First, the geography: with the exception of WFXQ-CA, all the transmitters on the mountain are tightly clustered in a fenced-in area toward the southern edge of the ridge that makes up Mount Tom, on a plateau where a resort hotel once sat. (Hikers approaching the site and a nearby overlook get to walk up some of the concrete steps that once formed the resort's porch, where vacationers enjoyed a commanding view of the Pioneer Valley to the north.)
The gated road that leads up to the towers comes in from the north, and the first buildings and towers past the gate belong to the original tenants. The former WHYN-TV moved to channel 40 in 1959 and became WGGB-TV in 1980, and at least when we visited in 2006-07, it had two towers up here: a guyed tower (at left in the left-hand photo above) bearing the antenna of the interim WGGB-DT operation (ironically enough on RF channel 55) and a self-supporting tower with the channel 40 antenna, in the foreground of the left-hand photo at the top of the page.
After transition, and after our visit, WGGB returned to RF channel 40 for its digital operation, since 55 was out of core.
Heading inside the transmitter building, which is actually an accumulation of attached buildings that have gone up over the decades, we start with WGGB's big transmitter room.
(You'll note a common thread in all our Springfield TV pictures: most of the transmitters are all of a common family. Whether they're branded "Comark" or "Thomcast" or "Thales," they're all local products, coming from a factory in Southwick, just a few miles west of Springfield, and it's no wonder that most of the stations in town preferred a product with very local support!)
Behind the main WGGB room are several smaller rooms, home to various non-broadcast transmitters as well as to the current transmitter room of WHYN-FM (now a Clear Channel station) and of the rack that housed WSHM-LP. That little facility on channel 67 was the over-the-air component of "CBS3," the relatively new local CBS affiliate operated by Meredith as a sister to Hartford's WFSB. (We'll see more of WSHM in a future Site of the Week installment.) Since our 2006-2007 visits, WSHM has gone digital, and its current facility on RF channel 21 is at a different site in Wilbraham.
When we visited, WHYN-FM's analog antenna was on the original 1947 FM tower, the self-supporter shown at right - and those four ERI bays are actually mounted on what's left of the first WHYN-TV channel 55 antenna, long since out of use since the move to channel 40 and the construction of the TV station's newer towers up here. Another four-bay ERI on a short tower (at center in the top left photo) served as the FM's analog aux and digital main, while the WSHM-LP antenna was mounted on the side of the 1947 FM tower.
WGBY's building is toward the rear of the compound, and here too we found a Comark analog transmitter on channel 57 and a Thomcast digital transmitter on channel 58, both feeding antennas on the self-supporting tower (at right in the top left photo, and in the foreground of the top right photo) that went up for the public TV station in 1971.
(After transition, WGBY had to change channels, since both 57 and 58 are out of core; it ended up on channel 22, the former RF home of NBC affiliate WWLP, and its old channel 57 antenna has been replaced by a new channel 22 antenna on the same tower.)
The newest FM facility on the mountain was just being built during our 2006 visit.

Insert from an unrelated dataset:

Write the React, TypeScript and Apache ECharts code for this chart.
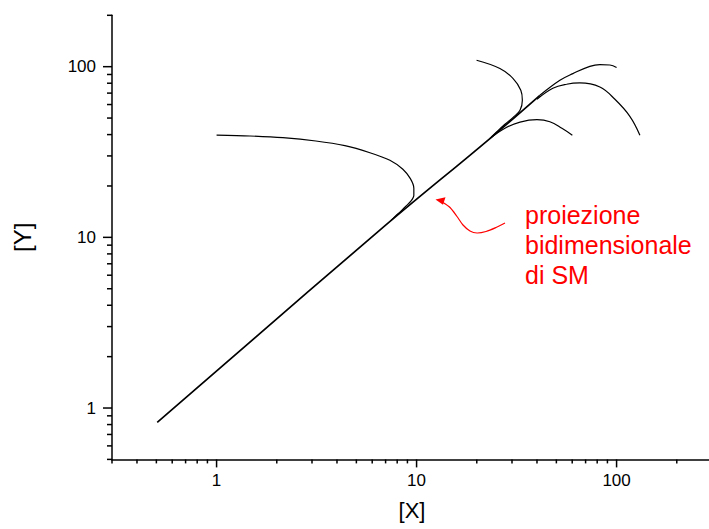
import React, { useEffect, useRef } from "react";
import * as echarts from "echarts";

// ---- tick values ----
const xMajorTicks = [1, 10, 100];
const xMinorTicks = [0.3, 0.4, 0.5, 0.6, 0.7, 0.8, 0.9, 2, 3, 4, 5, 6, 7, 8, 9, 20, 30, 40, 50, 60, 70, 80, 90, 200];
const yMajorTicks = [1, 10, 100];
const yMinorTicks = [0.5, 0.6, 0.7, 0.8, 0.9, 2, 3, 4, 5, 6, 7, 8, 9, 20, 30, 40, 50, 60, 70, 80, 90, 200];

// ---- curves [x, y] ----
const smDiagonal = [[0.505, 0.825], [6.55, 11.02], [23.26, 37.93], [41.36, 68.0]];
const curveUpper = [[41.36, 68.0], [52.07, 83.24], [60.46, 91.1], [73.5, 100.5], [82.5, 102.9], [92.6, 102.3], [100, 98.8]];
const curveMiddle = [[40.0, 64.4], [48.0, 74.7], [56.2, 78.9], [65.5, 80.3], [82.5, 76.0], [98.1, 64.4], [116.5, 51.2], [130.8, 39.7]];
const curveLower = [[23.26, 37.93], [27.65, 43.6], [32.9, 47.3], [40.0, 48.9], [46.4, 47.6], [53.3, 43.6], [60.1, 39.7]];
const curveHook = [[19.95, 109.0], [26.1, 97.5], [30.4, 85.2], [33.2, 72.8], [33.8, 63.6], [32.9, 55.6], [30.4, 50.5], [27.65, 46.0], [25.2, 41.6], [23.6, 38.6]];
const curveLeft = [[1.0, 39.7], [1.468, 39.25], [2.146, 38.35], [3.136, 36.68], [4.38, 34.43], [5.843, 31.32], [7.355, 28.31], [8.54, 25.07], [9.31, 22.07], [9.69, 19.42], [9.69, 17.67], [9.365, 16.29], [8.84, 15.23], [8.35, 14.23], [7.88, 13.4], [7.44, 12.52]];

const X_MIN = 0.3, X_MAX = 300, Y_MIN = 0.5, Y_MAX = 200;
const FONT = "'Liberation Sans', Arial, Helvetica, sans-serif";

export default function App() {
  const ref = useRef<HTMLDivElement>(null);
  useEffect(() => {
    if (!ref.current) return;
    const chart = echarts.init(ref.current, null, { renderer: "svg" });
    const isPow10 = (v: number) => {
      const l = Math.log10(v);
      return Math.abs(l - Math.round(l)) < 1e-6;
    };
    const lineSeries = (data: number[][], width: number, smooth = 0.4) => ({
      type: "line",
      data,
      showSymbol: false,
      symbol: "none",
      smooth,
      lineStyle: { color: "#000", width },
      silent: true,
      z: 3,
    });
    const xTickData = [
      ...xMajorTicks.map((v) => [v, Y_MIN, 8]),
      ...xMinorTicks.map((v) => [v, Y_MIN, 4]),
    ];
    const yTickData = [
      ...yMajorTicks.map((v) => [X_MIN, v, 9]),
      ...yMinorTicks.map((v) => [X_MIN, v, 5]),
    ];
    chart.setOption({
      animation: false,
      backgroundColor: "#fff",
      textStyle: { fontFamily: FONT },
      grid: { left: 112, top: 15.3, width: 600, height: 444.1, containLabel: false, outerBoundsMode: "none" },
      xAxis: {
        type: "log",
        logBase: 10,
        min: X_MIN,
        max: X_MAX,
        name: "[X]",
        nameLocation: "middle",
        nameGap: 40,
        nameTextStyle: { fontSize: 22, color: "#000", fontFamily: FONT },
        axisLine: { show: true, lineStyle: { color: "#000", width: 1.5 } },
        axisTick: { show: false },
        minorTick: { show: false },
        splitLine: { show: false },
        axisLabel: {
          fontSize: 17,
          color: "#000",
          margin: 13,
          fontFamily: FONT,
          formatter: (v: number) => (isPow10(v) ? String(Math.round(v)) : ""),
        },
      },
      yAxis: {
        type: "log",
        logBase: 10,
        min: Y_MIN,
        max: Y_MAX,
        name: "[Y]",
        nameLocation: "middle",
        nameGap: 78,
        nameTextStyle: { fontSize: 24, color: "#000", fontFamily: FONT },
        axisLine: { show: true, lineStyle: { color: "#000", width: 1.5 } },
        axisTick: { show: false },
        minorTick: { show: false },
        splitLine: { show: false },
        axisLabel: {
          fontSize: 17,
          color: "#000",
          margin: 16,
          fontFamily: FONT,
          formatter: (v: number) => (isPow10(v) ? String(Math.round(v)) : ""),
        },
      },
      series: [
        {
          type: "custom",
          data: xTickData,
          silent: true,
          clip: false,
          renderItem: (params: any, api: any) => {
            const p = api.coord([api.value(0), api.value(1)]);
            const len = api.value(2);
            return {
              type: "line",
              shape: { x1: p[0], y1: p[1], x2: p[0], y2: p[1] + len },
              style: { stroke: "#000", lineWidth: 1.5 },
            };
          },
        },
        {
          type: "custom",
          data: yTickData,
          silent: true,
          clip: false,
          renderItem: (params: any, api: any) => {
            const p = api.coord([api.value(0), api.value(1)]);
            const len = api.value(2);
            return {
              type: "line",
              shape: { x1: p[0] - len, y1: p[1], x2: p[0], y2: p[1] },
              style: { stroke: "#000", lineWidth: 1.5 },
            };
          },
        },
        lineSeries(smDiagonal, 1.7),
        lineSeries(curveUpper, 1.2),
        lineSeries(curveMiddle, 1.2),
        lineSeries(curveLower, 1.2),
        lineSeries(curveHook, 1.2),
        lineSeries(curveLeft, 1.2, 0.3),
      ],
      graphic: [
        {
          type: "polyline",
          shape: {
            points: [[505, 223], [496, 227.5], [486, 231.5], [477, 233], [470, 231], [463, 225], [457, 216.5], [450, 207.5], [443, 202.5]],
            smooth: 0.3,
          },
          style: { stroke: "#ff0000", lineWidth: 1.2, fill: null },
          silent: true,
        },
        {
          type: "polygon",
          shape: { points: [[435.5, 199.5], [445.5, 197.2], [443, 204.8]] },
          style: { fill: "#ff0000" },
          silent: true,
        },
        {
          type: "text",
          x: 525,
          y: 199.6,
          style: {
            text: "proiezione\nbidimensionale\ndi SM",
            fill: "#ff0000",
            font: `25px ${FONT}`,
            fontSize: 25,
            fontFamily: FONT,
            lineHeight: 30,
            align: "left",
            verticalAlign: "top",
          },
          silent: true,
        },
      ],
    });
    return () => chart.dispose();
  }, []);
  return (
    <div
      ref={ref}
      style={{ position: "absolute", left: 0, top: 0, width: 709, height: 529, background: "#fff" }}
    />
  );
}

WVEI-FM (105.5) was the result of a shuffle that moved the former WBEC-FM license from Pittsfield more than 30 miles east to Easthampton, the very town in which Mount Tom actually sits. The WBEC-FM calls and "Live" top-40 format moved down the dial to 95.9, replacing the former WUPE-FM (its calls and oldies format in turn went to 100.1 in North Adams, replacing WMNB-FM there), and the new 105.5 in the Springfield market ended up in Entercom's hands as a simulcast of Boston sports-talker WEEI. The BE transmitter went into one of the oldest buildings up here, which I believe was actually originally a piece of the resort hotel's basement, and the Shively antenna went up on a telephone pole, seen at left in the right-hand picture at the top of the page.

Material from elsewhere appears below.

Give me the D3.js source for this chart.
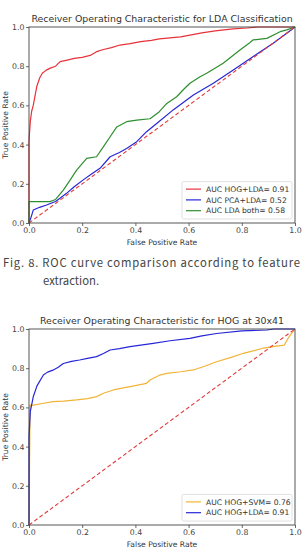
<!DOCTYPE html>
<html>
<head>
<meta charset="utf-8">
<script src="https://cdn.jsdelivr.net/npm/d3@7"></script>
<style>
  body { margin: 0; background: #fff; }
  svg { display: block; }
</style>
</head>
<body>
<div id="page"></div>
<script>
// ---- data ----
const ticks = [0, 0.2, 0.4, 0.6, 0.8, 1.0];

// Fig. 8 (top)
const hogLdaFpr = [0, 0, 0.005, 0.01, 0.016, 0.029, 0.04, 0.05, 0.065, 0.08, 0.1, 0.117, 0.14, 0.17, 0.2, 0.23, 0.254, 0.28, 0.31, 0.342, 0.38, 0.42, 0.46, 0.49, 0.53, 0.57, 0.605, 0.65, 0.7, 0.767, 0.82, 0.86, 0.9, 1];
const hogLdaTpr = [0, 0.42, 0.52, 0.57, 0.6, 0.695, 0.74, 0.764, 0.78, 0.79, 0.8, 0.823, 0.83, 0.84, 0.845, 0.855, 0.874, 0.885, 0.895, 0.908, 0.915, 0.925, 0.932, 0.939, 0.945, 0.95, 0.959, 0.97, 0.98, 0.99, 0.995, 1, 1, 1];

const pcaLdaFpr = [0, 0.008, 0.016, 0.04, 0.066, 0.1, 0.14, 0.17, 0.204, 0.235, 0.267, 0.305, 0.34, 0.367, 0.405, 0.442, 0.48, 0.542, 0.618, 0.693, 0.768, 0.843, 0.918, 0.969, 1];
const pcaLdaTpr = [0, 0.03, 0.066, 0.08, 0.092, 0.11, 0.15, 0.185, 0.22, 0.25, 0.279, 0.338, 0.36, 0.38, 0.415, 0.466, 0.508, 0.577, 0.653, 0.713, 0.781, 0.849, 0.917, 0.968, 1];

const ldaBothFpr = [0, 0, 0.04, 0.079, 0.1, 0.129, 0.155, 0.179, 0.217, 0.254, 0.28, 0.305, 0.33, 0.367, 0.405, 0.455, 0.49, 0.518, 0.555, 0.58, 0.605, 0.643, 0.668, 0.73, 0.793, 0.83, 0.842, 0.894, 0.944, 0.969, 1];
const ldaBothTpr = [0, 0.109, 0.109, 0.109, 0.12, 0.168, 0.22, 0.27, 0.33, 0.338, 0.39, 0.44, 0.49, 0.517, 0.525, 0.532, 0.568, 0.61, 0.644, 0.68, 0.713, 0.746, 0.764, 0.815, 0.883, 0.92, 0.934, 0.942, 0.976, 0.985, 1];

// Fig. 9 (bottom)
const hogSvmFpr = [0, 0.004, 0.016, 0.05, 0.09, 0.13, 0.179, 0.22, 0.254, 0.28, 0.317, 0.35, 0.38, 0.442, 0.455, 0.492, 0.518, 0.57, 0.618, 0.66, 0.705, 0.76, 0.806, 0.88, 0.93, 0.96, 0.975, 1];
const hogSvmTpr = [0, 0.612, 0.612, 0.62, 0.629, 0.632, 0.638, 0.645, 0.655, 0.672, 0.689, 0.698, 0.706, 0.723, 0.74, 0.765, 0.774, 0.782, 0.791, 0.81, 0.833, 0.855, 0.876, 0.902, 0.913, 0.918, 0.955, 1];

const hog30Fpr = [0, 0, 0.005, 0.016, 0.03, 0.054, 0.07, 0.09, 0.11, 0.129, 0.16, 0.19, 0.22, 0.254, 0.28, 0.305, 0.34, 0.38, 0.42, 0.467, 0.53, 0.605, 0.65, 0.705, 0.8, 0.894, 0.92, 1];
const hog30Tpr = [0, 0.45, 0.58, 0.654, 0.71, 0.765, 0.78, 0.79, 0.805, 0.824, 0.835, 0.842, 0.85, 0.859, 0.875, 0.893, 0.9, 0.91, 0.918, 0.927, 0.94, 0.952, 0.965, 0.977, 0.99, 0.995, 1, 1];

const chanceLine = [0, 1];

const width = 306;
const height = 553;
const font = "'DejaVu Sans', sans-serif";

const svg = d3.select("#page")
  .append("svg")
    .attr("width", width)
    .attr("height", height);

const zip = (xs, ys) => xs.map((x, i) => [x, ys[i]]);

const drawRoc = (top, title, series) => {
  const left = 29;
  const right = 295;
  const bottom = top + 196;

  const xScale = d3.scaleLinear().domain([0, 1]).range([left, right]);
  const yScale = d3.scaleLinear().domain([0, 1]).range([bottom, top]);

  const g = svg.append("g");

  // curves
  const line = d3.line()
    .x(d => xScale(d[0]))
    .y(d => yScale(d[1]));

  series.forEach(s => {
    g.append("path")
      .datum(zip(s.fpr, s.tpr))
      .attr("d", line)
      .attr("fill", "none")
      .attr("stroke", s.color)
      .attr("stroke-width", 1.2)
      .attr("stroke-linejoin", "round");
  });

  // diagonal
  g.append("path")
    .datum(zip(chanceLine, chanceLine))
    .attr("d", line)
    .attr("fill", "none")
    .attr("stroke", "#e33a3a")
    .attr("stroke-width", 1.1)
    .attr("stroke-dasharray", "4,2.5");

  // axes
  const bottomAxis = d3.axisBottom(xScale)
    .tickValues(ticks)
    .tickFormat(d3.format(".1f"))
    .tickSize(3)
    .tickPadding(1.5)
    .tickSizeOuter(0);
  const xAxis = g.append("g")
    .attr("transform", `translate(0, ${bottom})`)
    .call(bottomAxis);

  const leftAxis = d3.axisLeft(yScale)
    .tickValues(ticks)
    .tickFormat(d3.format(".1f"))
    .tickSize(3)
    .tickPadding(1.5)
    .tickSizeOuter(0);
  const yAxis = g.append("g")
    .attr("transform", `translate(${left}, 0)`)
    .call(leftAxis);

  [xAxis, yAxis].forEach(a => {
    a.select(".domain").remove();
    a.selectAll("line").attr("stroke", "#444").attr("stroke-width", 0.8);
    a.selectAll("text")
      .attr("fill", "#444")
      .style("font-family", font)
      .style("font-size", "7.8px");
  });

  // frame
  g.append("rect")
    .attr("x", left)
    .attr("y", top)
    .attr("width", right - left)
    .attr("height", bottom - top)
    .attr("fill", "none")
    .attr("stroke", "#444")
    .attr("stroke-width", 0.9);

  // title and axis labels
  g.append("text")
    .text(title)
    .attr("x", (left + right) / 2)
    .attr("y", top - 5)
    .attr("text-anchor", "middle")
    .attr("fill", "#333")
    .style("font-family", font)
    .style("font-size", "9.4px");

  g.append("text")
    .text("False Positive Rate")
    .attr("x", (left + right) / 2)
    .attr("y", bottom + 22)
    .attr("text-anchor", "middle")
    .attr("fill", "#333")
    .style("font-family", font)
    .style("font-size", "7.6px");

  g.append("text")
    .text("True Positive Rate")
    .attr("transform", `translate(8, ${(top + bottom) / 2}) rotate(-90)`)
    .attr("text-anchor", "middle")
    .attr("fill", "#333")
    .style("font-family", font)
    .style("font-size", "7.6px");

  // legend
  const rowH = 10.8;
  const boxH = series.length * rowH + 5;
  const boxX = 182;
  const boxY = bottom - 4 - boxH;
  g.append("rect")
    .attr("x", boxX)
    .attr("y", boxY)
    .attr("width", 110)
    .attr("height", boxH)
    .attr("rx", 1.5)
    .attr("fill", "#fff")
    .attr("stroke", "#d8d8d8")
    .attr("stroke-width", 0.8);

  series.forEach((s, i) => {
    const y = boxY + 7.5 + i * rowH;
    g.append("line")
      .attr("x1", boxX + 4)
      .attr("x2", boxX + 19)
      .attr("y1", y)
      .attr("y2", y)
      .attr("stroke", s.color)
      .attr("stroke-width", 1.2);
    g.append("text")
      .text(s.label)
      .attr("x", boxX + 24)
      .attr("y", y + 2.7)
      .attr("fill", "#333")
      .style("font-family", font)
      .style("font-size", "7.6px");
  });
};

drawRoc(27, "Receiver Operating Characteristic for LDA Classification", [
  {label: "AUC HOG+LDA= 0.91", color: "#e8323a", fpr: hogLdaFpr, tpr: hogLdaTpr},
  {label: "AUC PCA+LDA= 0.52", color: "#2626d6", fpr: pcaLdaFpr, tpr: pcaLdaTpr},
  {label: "AUC LDA both= 0.58", color: "#2e8f2e", fpr: ldaBothFpr, tpr: ldaBothTpr}
]);

drawRoc(329, "Receiver Operating Characteristic for HOG at 30x41", [
  {label: "AUC HOG+SVM= 0.76", color: "#f2b437", fpr: hogSvmFpr, tpr: hogSvmTpr},
  {label: "AUC HOG+LDA= 0.91", color: "#2626d6", fpr: hog30Fpr, tpr: hog30Tpr}
]);

// caption
const captionFont = "'Noto Sans CJK KR', 'Noto Sans', sans-serif";
svg.append("text")
  .text("Fig. 8. ROC curve comparison according to feature")
  .attr("x", 3)
  .attr("y", 267)
  .attr("textLength", 297)
  .attr("lengthAdjust", "spacing")
  .attr("fill", "#444")
  .style("font-family", captionFont)
  .style("font-size", "11.3px");
svg.append("text")
  .text("extraction.")
  .attr("x", 43)
  .attr("y", 284.5)
  .attr("fill", "#444")
  .style("font-family", captionFont)
  .style("font-size", "11.3px");
</script>
</body>
</html>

That leaves just one more site to examine, about half a mile north of the main transmitter compound along the Mount Tom ridge. WFXQ-CA (Channel 28, since converted to digital as WFXQ-CD) is a sister station to NBC affiliate WWLP, and while its calls suggest that it once was meant for a different fate (the Fox affiliation in town ultimately landed on "Fox 6," aka WGGB's 40.2 subchannel), WFXQ now provides a fill-in simulcast of WWLP to serve viewers in Easthampton and other areas shadowed from WWLP's main RF 11 transmitter on Provin Mountain...which we'll see next week.

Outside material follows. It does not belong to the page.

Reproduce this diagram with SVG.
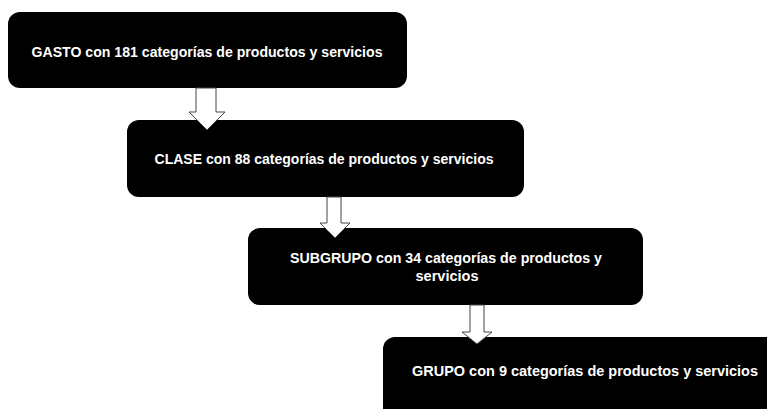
<svg xmlns="http://www.w3.org/2000/svg" width="767" height="409" viewBox="0 0 767 409">
<style>
.box{fill:#000;}
.lbl{fill:#fff;font-family:"Liberation Sans","Open Sans",sans-serif;font-weight:bold;font-size:15px;text-anchor:middle;}
.arr{fill:#fff;stroke:#444;stroke-width:1;stroke-linejoin:miter;}
</style>
<rect width="767" height="409" fill="#fff"/>
<g id="gasto">
<rect class="box" x="8" y="12" width="399" height="76" rx="12"/>
<text class="lbl" x="207" y="57" textLength="351" lengthAdjust="spacingAndGlyphs">GASTO con 181 categorías de productos y servicios</text>
</g>
<g id="clase">
<rect class="box" x="127" y="120" width="397" height="77" rx="12"/>
<text class="lbl" x="324" y="164" textLength="339" lengthAdjust="spacingAndGlyphs">CLASE con 88 categorías de productos y servicios</text>
</g>
<g id="subgrupo">
<rect class="box" x="248" y="228" width="395" height="77" rx="12"/>
<text class="lbl" x="446" y="263" textLength="312" lengthAdjust="spacingAndGlyphs">SUBGRUPO con 34 categorías de productos y</text>
<text class="lbl" x="447" y="281" textLength="63" lengthAdjust="spacingAndGlyphs">servicios</text>
</g>
<g id="grupo">
<path class="box" d="M395,337 H767 V409 H383 V349 A12,12 0 0 1 395,337 Z"/>
<text class="lbl" x="585" y="376" textLength="346" lengthAdjust="spacingAndGlyphs">GRUPO con 9 categorías de productos y servicios</text>
</g>
<g id="connectors">
<polygon class="arr" points="196,88 216,88 216,112 225,112 207,130 189,112 196,112"/>
<polygon class="arr" points="327,197 341,197 341,223 350,223 335,238 320,223 327,223"/>
<polygon class="arr" points="470,305 484,305 484,332 492,332 477,344 462,332 470,332"/>
</g>
</svg>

(The area where WFXQ is located is also where Clear Channel will soon be moving WRNX 100.9 Amherst, which currently transmits from a different site across the Connecticut River to the east. That site is accessible only by hiking; when it moves, WRNX will have an easier time reaching its site, not to mention better coverage into Springfield and vicinity.)
And we leave you this week with some studio pictures from our 2006 Springfield visit:
We didn't get inside the WGGB studios on Liberty Street, which is something we'll have to rectify one of these days, since this facility goes way back to the days when the building near the Springfield/Chicopee line was home to both WHYN-TV and WHYN radio. But we did get to visit the Hampden Street studios of public broadcaster WGBY, in a beautifully-renovated turn-of-the-century downtown building that's had a very blue studio addition tacked onto the side of it.
WGBY is owned by Boston's WGBH Educational Foundation, but it maintains its own programming and operates its own master control. That facility, in the basement, was in the process of being upgraded to digital when we visited, and we caught some of the last shots of the old analog master control (above left) and the soon-to-be-inaugurated digital MCR across the room (above right).
Upstairs, the production control rooms look out through glass and wood to the lobby, and the studio is just off to the right of the lobby. The studio gets plenty of use: it's now home to a nightly public-affairs show, "Connecting Point" as well as other local productions. (WGBY's other weekly local show, "As Schools Match Wits," emanates from Westfield State University, continuing a tradition that began decades ago down the road at WWLP.)